Written request: Your task is to transcribe all of the data below exactly, omitting the images.

Source excerpt:
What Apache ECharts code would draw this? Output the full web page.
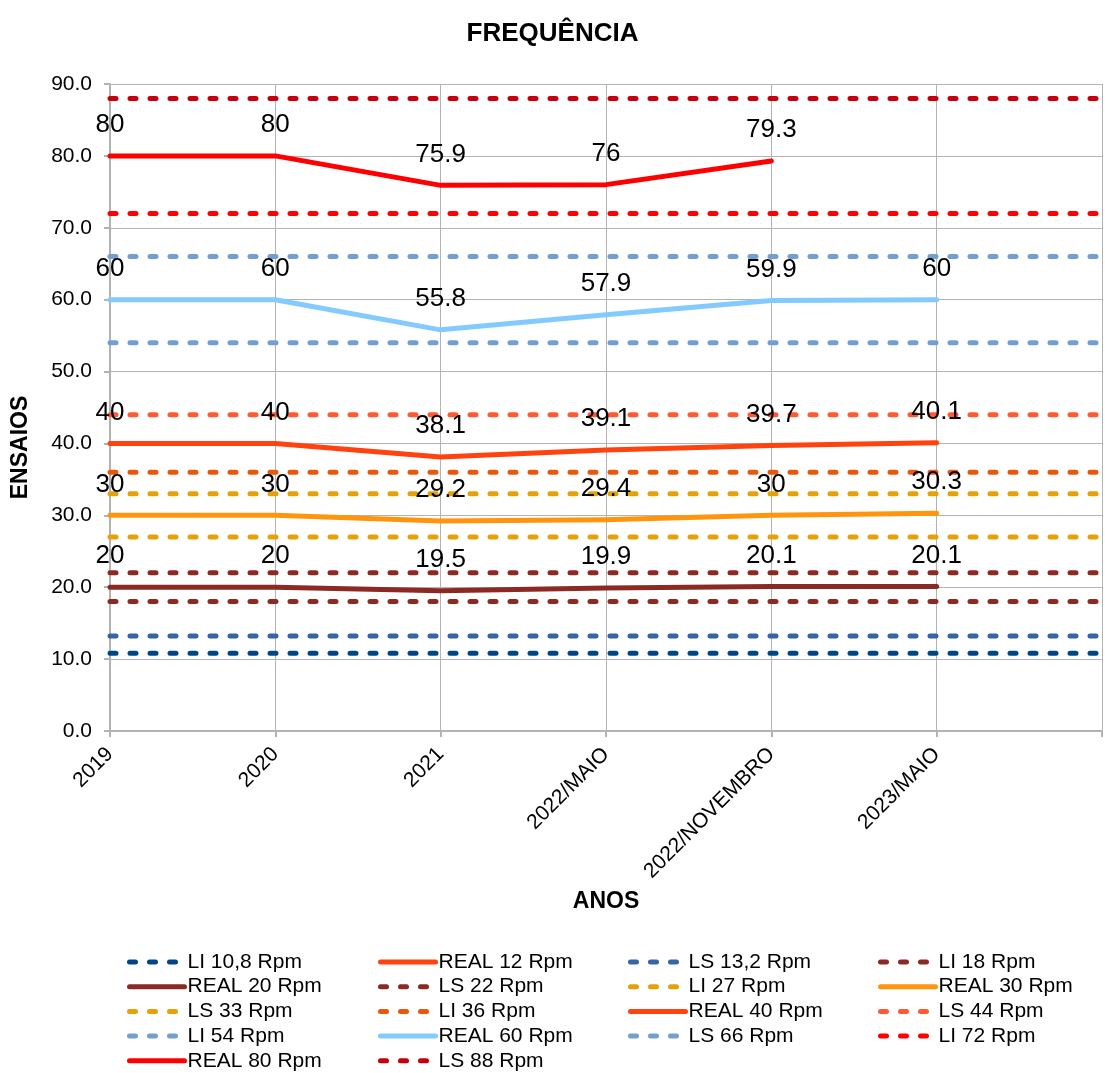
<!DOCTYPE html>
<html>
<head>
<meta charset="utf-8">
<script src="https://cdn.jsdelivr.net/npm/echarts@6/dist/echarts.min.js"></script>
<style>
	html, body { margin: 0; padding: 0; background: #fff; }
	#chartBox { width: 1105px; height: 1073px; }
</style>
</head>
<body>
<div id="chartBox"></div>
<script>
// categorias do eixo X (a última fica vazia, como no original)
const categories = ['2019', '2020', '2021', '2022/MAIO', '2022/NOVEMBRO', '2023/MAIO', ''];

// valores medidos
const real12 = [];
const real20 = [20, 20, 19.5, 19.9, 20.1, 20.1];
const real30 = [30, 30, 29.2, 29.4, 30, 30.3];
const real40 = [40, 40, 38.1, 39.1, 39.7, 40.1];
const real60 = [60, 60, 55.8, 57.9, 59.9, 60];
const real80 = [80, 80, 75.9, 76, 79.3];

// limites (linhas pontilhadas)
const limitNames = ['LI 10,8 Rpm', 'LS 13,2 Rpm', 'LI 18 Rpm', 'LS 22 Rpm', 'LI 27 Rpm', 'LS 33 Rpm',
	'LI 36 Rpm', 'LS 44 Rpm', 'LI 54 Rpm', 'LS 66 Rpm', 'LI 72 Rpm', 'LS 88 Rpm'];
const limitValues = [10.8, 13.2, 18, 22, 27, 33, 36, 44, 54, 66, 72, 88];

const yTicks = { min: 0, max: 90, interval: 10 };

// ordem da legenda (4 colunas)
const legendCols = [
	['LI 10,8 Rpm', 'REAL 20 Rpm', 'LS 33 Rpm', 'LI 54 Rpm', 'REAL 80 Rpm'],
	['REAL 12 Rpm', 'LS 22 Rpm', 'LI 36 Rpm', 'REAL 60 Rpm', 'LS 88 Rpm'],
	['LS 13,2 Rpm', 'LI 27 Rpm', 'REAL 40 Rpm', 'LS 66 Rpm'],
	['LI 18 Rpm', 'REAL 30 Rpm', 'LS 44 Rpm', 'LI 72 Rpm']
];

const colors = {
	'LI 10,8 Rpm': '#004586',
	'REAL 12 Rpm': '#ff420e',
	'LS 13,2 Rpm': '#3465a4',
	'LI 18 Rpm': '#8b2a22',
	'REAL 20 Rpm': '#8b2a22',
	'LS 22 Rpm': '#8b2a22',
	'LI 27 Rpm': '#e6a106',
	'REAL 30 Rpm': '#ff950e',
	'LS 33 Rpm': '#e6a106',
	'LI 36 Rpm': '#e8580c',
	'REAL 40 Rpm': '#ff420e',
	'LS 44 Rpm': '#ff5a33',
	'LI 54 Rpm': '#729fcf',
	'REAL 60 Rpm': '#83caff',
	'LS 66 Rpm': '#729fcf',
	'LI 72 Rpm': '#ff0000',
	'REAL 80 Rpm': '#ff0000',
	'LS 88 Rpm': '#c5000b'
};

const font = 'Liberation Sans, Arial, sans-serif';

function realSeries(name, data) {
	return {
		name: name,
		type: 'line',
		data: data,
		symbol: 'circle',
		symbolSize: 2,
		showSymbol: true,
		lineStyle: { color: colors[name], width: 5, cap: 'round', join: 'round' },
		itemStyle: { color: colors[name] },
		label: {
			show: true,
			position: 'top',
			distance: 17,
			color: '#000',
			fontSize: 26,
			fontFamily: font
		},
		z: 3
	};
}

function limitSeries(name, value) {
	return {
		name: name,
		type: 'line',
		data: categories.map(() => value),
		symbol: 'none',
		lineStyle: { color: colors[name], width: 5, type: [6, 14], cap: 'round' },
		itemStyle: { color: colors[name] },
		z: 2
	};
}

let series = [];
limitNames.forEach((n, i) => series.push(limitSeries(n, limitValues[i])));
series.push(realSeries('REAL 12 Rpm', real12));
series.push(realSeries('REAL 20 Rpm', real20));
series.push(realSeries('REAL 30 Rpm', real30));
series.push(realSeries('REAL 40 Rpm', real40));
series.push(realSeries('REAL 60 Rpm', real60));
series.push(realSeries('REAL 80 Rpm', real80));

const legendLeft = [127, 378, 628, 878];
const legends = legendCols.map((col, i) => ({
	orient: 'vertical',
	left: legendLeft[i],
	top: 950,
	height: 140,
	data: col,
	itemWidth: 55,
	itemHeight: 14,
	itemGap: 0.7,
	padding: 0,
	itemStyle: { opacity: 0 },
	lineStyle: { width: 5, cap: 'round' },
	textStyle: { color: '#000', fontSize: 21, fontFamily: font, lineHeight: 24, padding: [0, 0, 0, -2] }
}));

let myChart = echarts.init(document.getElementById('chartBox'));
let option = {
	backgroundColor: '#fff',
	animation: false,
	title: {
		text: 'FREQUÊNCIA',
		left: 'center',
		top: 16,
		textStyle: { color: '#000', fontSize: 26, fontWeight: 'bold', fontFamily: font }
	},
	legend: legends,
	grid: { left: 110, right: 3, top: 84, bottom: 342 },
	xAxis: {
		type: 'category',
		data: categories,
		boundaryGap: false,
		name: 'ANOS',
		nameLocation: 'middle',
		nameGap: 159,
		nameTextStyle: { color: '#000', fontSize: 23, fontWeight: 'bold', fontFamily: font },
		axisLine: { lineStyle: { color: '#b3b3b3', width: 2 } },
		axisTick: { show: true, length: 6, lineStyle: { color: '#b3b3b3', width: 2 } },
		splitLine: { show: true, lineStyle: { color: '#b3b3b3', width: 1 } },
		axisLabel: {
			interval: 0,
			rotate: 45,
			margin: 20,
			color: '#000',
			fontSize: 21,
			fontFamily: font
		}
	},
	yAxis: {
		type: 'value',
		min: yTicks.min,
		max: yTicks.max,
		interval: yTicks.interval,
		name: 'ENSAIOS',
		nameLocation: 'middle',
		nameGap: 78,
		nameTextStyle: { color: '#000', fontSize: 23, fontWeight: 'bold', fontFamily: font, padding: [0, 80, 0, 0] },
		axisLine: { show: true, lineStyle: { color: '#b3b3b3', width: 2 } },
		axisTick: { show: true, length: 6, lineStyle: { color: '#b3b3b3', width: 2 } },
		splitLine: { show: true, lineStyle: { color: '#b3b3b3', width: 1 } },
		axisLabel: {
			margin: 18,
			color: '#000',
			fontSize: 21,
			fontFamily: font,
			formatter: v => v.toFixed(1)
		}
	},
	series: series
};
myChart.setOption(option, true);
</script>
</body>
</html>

Full output:
What Apache ECharts code would draw this? Output the full web page.
<!DOCTYPE html>
<html>
<head>
<meta charset="utf-8">
<script src="https://cdn.jsdelivr.net/npm/echarts@6/dist/echarts.min.js"></script>
<style>
	html, body { margin: 0; padding: 0; background: #fff; }
	#chartBox { width: 1105px; height: 1073px; }
</style>
</head>
<body>
<div id="chartBox"></div>
<script>
// categorias do eixo X (a última fica vazia, como no original)
const categories = ['2019', '2020', '2021', '2022/MAIO', '2022/NOVEMBRO', '2023/MAIO', ''];

// valores medidos
const real12 = [];
const real20 = [20, 20, 19.5, 19.9, 20.1, 20.1];
const real30 = [30, 30, 29.2, 29.4, 30, 30.3];
const real40 = [40, 40, 38.1, 39.1, 39.7, 40.1];
const real60 = [60, 60, 55.8, 57.9, 59.9, 60];
const real80 = [80, 80, 75.9, 76, 79.3];

// limites (linhas pontilhadas)
const limitNames = ['LI 10,8 Rpm', 'LS 13,2 Rpm', 'LI 18 Rpm', 'LS 22 Rpm', 'LI 27 Rpm', 'LS 33 Rpm',
	'LI 36 Rpm', 'LS 44 Rpm', 'LI 54 Rpm', 'LS 66 Rpm', 'LI 72 Rpm', 'LS 88 Rpm'];
const limitValues = [10.8, 13.2, 18, 22, 27, 33, 36, 44, 54, 66, 72, 88];

const yTicks = { min: 0, max: 90, interval: 10 };

// ordem da legenda (4 colunas)
const legendCols = [
	['LI 10,8 Rpm', 'REAL 20 Rpm', 'LS 33 Rpm', 'LI 54 Rpm', 'REAL 80 Rpm'],
	['REAL 12 Rpm', 'LS 22 Rpm', 'LI 36 Rpm', 'REAL 60 Rpm', 'LS 88 Rpm'],
	['LS 13,2 Rpm', 'LI 27 Rpm', 'REAL 40 Rpm', 'LS 66 Rpm'],
	['LI 18 Rpm', 'REAL 30 Rpm', 'LS 44 Rpm', 'LI 72 Rpm']
];

const colors = {
	'LI 10,8 Rpm': '#004586',
	'REAL 12 Rpm': '#ff420e',
	'LS 13,2 Rpm': '#3465a4',
	'LI 18 Rpm': '#8b2a22',
	'REAL 20 Rpm': '#8b2a22',
	'LS 22 Rpm': '#8b2a22',
	'LI 27 Rpm': '#e6a106',
	'REAL 30 Rpm': '#ff950e',
	'LS 33 Rpm': '#e6a106',
	'LI 36 Rpm': '#e8580c',
	'REAL 40 Rpm': '#ff420e',
	'LS 44 Rpm': '#ff5a33',
	'LI 54 Rpm': '#729fcf',
	'REAL 60 Rpm': '#83caff',
	'LS 66 Rpm': '#729fcf',
	'LI 72 Rpm': '#ff0000',
	'REAL 80 Rpm': '#ff0000',
	'LS 88 Rpm': '#c5000b'
};

const font = 'Liberation Sans, Arial, sans-serif';

function realSeries(name, data) {
	return {
		name: name,
		type: 'line',
		data: data,
		symbol: 'circle',
		symbolSize: 2,
		showSymbol: true,
		lineStyle: { color: colors[name], width: 5, cap: 'round', join: 'round' },
		itemStyle: { color: colors[name] },
		label: {
			show: true,
			position: 'top',
			distance: 17,
			color: '#000',
			fontSize: 26,
			fontFamily: font
		},
		z: 3
	};
}

function limitSeries(name, value) {
	return {
		name: name,
		type: 'line',
		data: categories.map(() => value),
		symbol: 'none',
		lineStyle: { color: colors[name], width: 5, type: [6, 14], cap: 'round' },
		itemStyle: { color: colors[name] },
		z: 2
	};
}

let series = [];
limitNames.forEach((n, i) => series.push(limitSeries(n, limitValues[i])));
series.push(realSeries('REAL 12 Rpm', real12));
series.push(realSeries('REAL 20 Rpm', real20));
series.push(realSeries('REAL 30 Rpm', real30));
series.push(realSeries('REAL 40 Rpm', real40));
series.push(realSeries('REAL 60 Rpm', real60));
series.push(realSeries('REAL 80 Rpm', real80));

const legendLeft = [127, 378, 628, 878];
const legends = legendCols.map((col, i) => ({
	orient: 'vertical',
	left: legendLeft[i],
	top: 950,
	height: 140,
	data: col,
	itemWidth: 55,
	itemHeight: 14,
	itemGap: 0.7,
	padding: 0,
	itemStyle: { opacity: 0 },
	lineStyle: { width: 5, cap: 'round' },
	textStyle: { color: '#000', fontSize: 21, fontFamily: font, lineHeight: 24, padding: [0, 0, 0, -2] }
}));

let myChart = echarts.init(document.getElementById('chartBox'));
let option = {
	backgroundColor: '#fff',
	animation: false,
	title: {
		text: 'FREQUÊNCIA',
		left: 'center',
		top: 16,
		textStyle: { color: '#000', fontSize: 26, fontWeight: 'bold', fontFamily: font }
	},
	legend: legends,
	grid: { left: 110, right: 3, top: 84, bottom: 342 },
	xAxis: {
		type: 'category',
		data: categories,
		boundaryGap: false,
		name: 'ANOS',
		nameLocation: 'middle',
		nameGap: 159,
		nameTextStyle: { color: '#000', fontSize: 23, fontWeight: 'bold', fontFamily: font },
		axisLine: { lineStyle: { color: '#b3b3b3', width: 2 } },
		axisTick: { show: true, length: 6, lineStyle: { color: '#b3b3b3', width: 2 } },
		splitLine: { show: true, lineStyle: { color: '#b3b3b3', width: 1 } },
		axisLabel: {
			interval: 0,
			rotate: 45,
			margin: 20,
			color: '#000',
			fontSize: 21,
			fontFamily: font
		}
	},
	yAxis: {
		type: 'value',
		min: yTicks.min,
		max: yTicks.max,
		interval: yTicks.interval,
		name: 'ENSAIOS',
		nameLocation: 'middle',
		nameGap: 78,
		nameTextStyle: { color: '#000', fontSize: 23, fontWeight: 'bold', fontFamily: font, padding: [0, 80, 0, 0] },
		axisLine: { show: true, lineStyle: { color: '#b3b3b3', width: 2 } },
		axisTick: { show: true, length: 6, lineStyle: { color: '#b3b3b3', width: 2 } },
		splitLine: { show: true, lineStyle: { color: '#b3b3b3', width: 1 } },
		axisLabel: {
			margin: 18,
			color: '#000',
			fontSize: 21,
			fontFamily: font,
			formatter: v => v.toFixed(1)
		}
	},
	series: series
};
myChart.setOption(option, true);
</script>
</body>
</html>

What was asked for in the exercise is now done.